Jo needed more time to stall. Unless she was ready to risk the major’s life, that only left one patient. She picked up his chart and read aloud over the now-inert figure of the Scot: “David MacPherson. Well, you’ve been a regular pain in the ass, David, and that’s a fact.”
“Not as much as you,” came his immediate reply.
“David?” she asked, astonished, sitting down next to him and pulling back his eyelids. “Can you hear me?”
“Not as much as you, Bumpy. You’re ever so much heavier. Get off and give me a turn.”
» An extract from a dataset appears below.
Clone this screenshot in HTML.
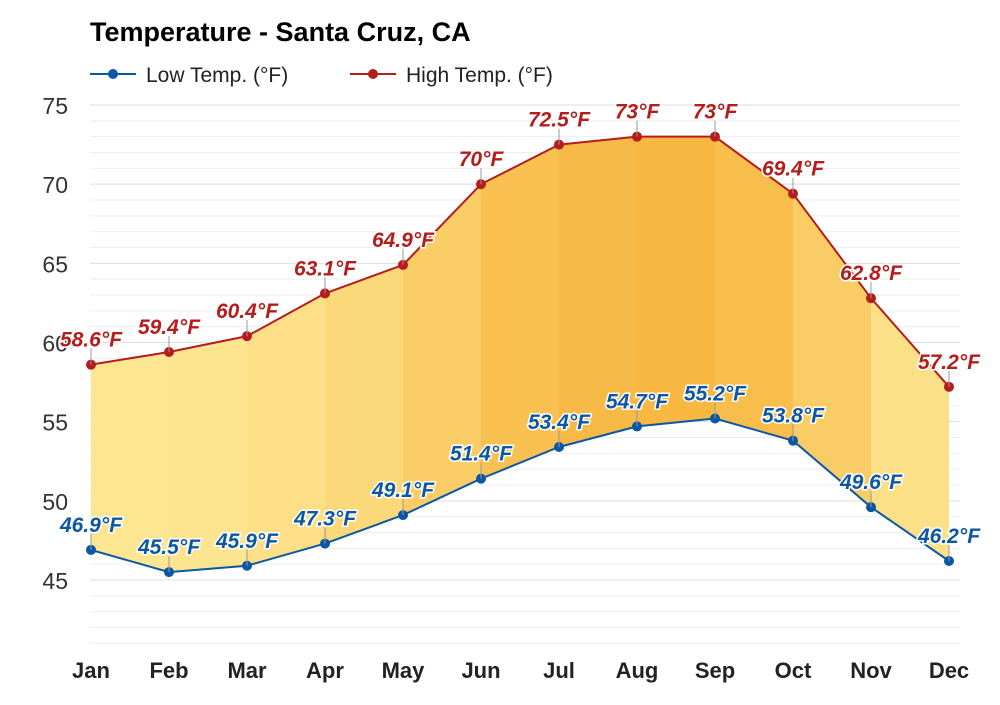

Jo sighed. No, the penicillin couldn’t have acted that quickly, even at the high dose she had been giving him through the night. There were only four more tablets in the box she still carried around in her trousers—would it be enough? Another box might have done it, but there simply wasn’t any more; penicillin had been the first thing they packed up. And post-surgery, what would the major do without it, even if he did survive the appendectomy? She thought of how their lives had changed since 1943, when Washington started sending over the miracle drug. At first they hadn’t known what it could do, treating it as interchangeable with sulfa, as something to help out, to cut down on infection. And then, before they knew it, they were using it for everything—gunshot wounds, infectious disease, postsurgery, VD—and miraculously, their mortality rate plummeted to 4 percent. Four. That meant, if they managed to pull a boy off of the field, he had a 96 percent chance of surviving. Incredible. Jo shook her head, fingering the battered cardboard box with something bordering on awe. If they somehow ever managed to win this war, it would be in large part due to the tiny pills rattling around inside the box—the “secret weapon” the Germans wanted so badly but had, as of yet, been unable to reproduce.
“Come along, David, let’s do this again.” She cradled his head in her arm, lifting her canteen to his mouth. “No, Kit, tell Bumpy it’s his turn.” At least she could make out his words today, if not his meaning; his blue eyes were open now, staring through rather than at her face as she looked down on him. “All right, all right, David, I will, but only if you take this.”
“No, I don’t want to take it. Make Bumpy take it.”
“I will, he’ll take it next, I promise. Just open up.”
“That was nasty, I don’t like it.”
“It wasn’t nasty, David,” she said, replacing his head gently, as he swallowed. “It might have just saved your life.”
Jo was used to treating dozens, even hundreds of men on one shift, and practice had made her too efficient. Long before she was ready, the five patients’ needs had been taken care of and Jonesy had handed arou
nd some meager rations. There was nothing left but her surgery patient. Every inch of her—her training, her common sense—cried out in protest that she could not put her patient at risk like this. Yet avoiding one risk would only bring on another, even greater one. She would have to try to talk to Grandpa, to gauge how severe his mental shock was, to see if there was any chance of the surgery succeeding.
At one corner of the tent, the nurses had set up three sheets—“three sheets to the wind,” Queenie had always quipped, grinning wickedly. One was clamped to the ceiling of the tent—just like the sheets that used to hang over each operating table—and the other two were hanging down at right angles, making a little enclosure—the “nurses’ office,” they used to call it, though it looked more like a changing room in a thrift store. Here they could talk briefly, away from the patients and doctors, discuss their schedules, give advice on difficult cases. More practically, in a world with no privacy, here was a place they could duck into for a moment—to curse under their breath, say a quiet prayer, adjust a falling brassiere strap—before walking back out, ready for whatever faced them. Now Grandpa sat in their inner sanctum, on the huge packing cases Jo had slept on fitfully the night before. He was kicking his heels against the green metal boxes like a boy at a soda shop counter. Jo tried to swallow and stood in front of him, unsure of how to begin.
“Is the major ready for surgery, miss?”